What do you expect to achieve as a business? Assuming you live in a country with fractional reserve banking, free market and "wild west" capitalism, your options are dire. Be selfish, ruthless, lack all empathy, be corrupt, cheat and steal. You cheat more you win more. Are you great at exploiting other people and looking the other way? How about being dishonest and deceitful? Then you have excellent prospects. Ah, wait, you want a decent _and_ honest business that self sustains and doesn't kneel to disgraceful, corrupt giants? Good luck with that.

Nair0 5 hours ago | parent [-]

Ah I get what you're saying, but I feel like this is a bit of a dark take on the world. I know (relatively) rich people that are some of the kindest people I met.

But I do agree that it's much easier to get rich by being corrupt and stealing, the shortest path is and will always be by cheating.

That being said, there are plenty of counter examples out there, of people that built stuff out of love and reached financial freedom, not billions of dollars, but enough to buy a home and live with their family, by doing innocent stuff. I'm thinking about indie games, or small shops, learning apps, healthcare focused apps. Do you get an advantage by lying and marketing the "wrong" people? Sure. Do you have to do it to actually succeed? I don't think so

But I do not disagree with you completely, I think this is just a black and white vision when in the real world there are just many shades of gray. You will never be a completely innocent person and you will never be a completely evil person, it is just impossible.

webglfan 6 hours ago | parent | prev | next [-]

You might consider looking at the stories from the devs behind Balatro and Ballionaire:

Balatro: How a Solo Developer Sold more than 1M Copies in One Month - https://news.ycombinator.com/item?id=47612430

Show HN: I got laid off from Meta and created a minor hit on Steam - https://news.ycombinator.com/item?id=43186406

Nair0 5 hours ago | parent [-]

That is so cool, I know both games but I never knew they posted their stories on here. It seems the first link points to this question though, do you have the correct one? If not, I'll just try to look for it myself

alex1sa 5 hours ago | parent | prev [-]

Depends how you define ‘successful’, but most ‘underdog’ cases I’ve seen look pretty similar: simple product, no breakthrough idea, just consistent iteration over time.
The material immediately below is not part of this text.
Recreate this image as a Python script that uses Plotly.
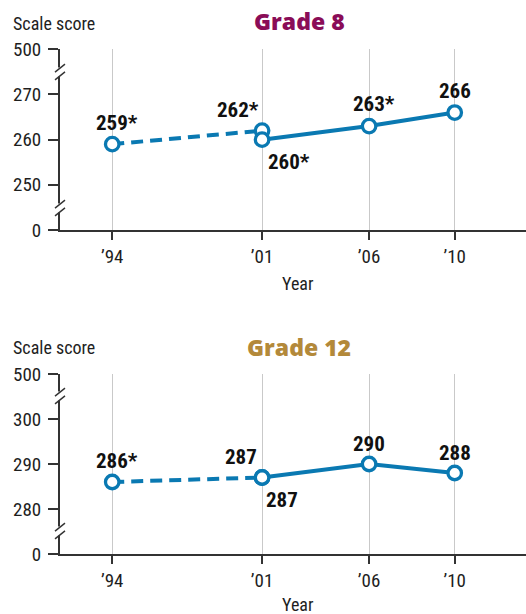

The hard part isn’t building, it’s sticking with it for 6–12 months when nothing is happening.

Nair0 5 hours ago | parent [-]

I guess that makes sense, I've seen this myself as well. But it feels a bit weird. Probably it's because not many are able to actually keep up this flow for such a long time, but still, it sounds like a simple "recipe" to success so how is it that so many people don't do it? This is what makes me question this strategy?

What makes "just sticking with it" a good strategy, how is it that the same idea made 12 months later could work but made at the beginning of the journey couldn't?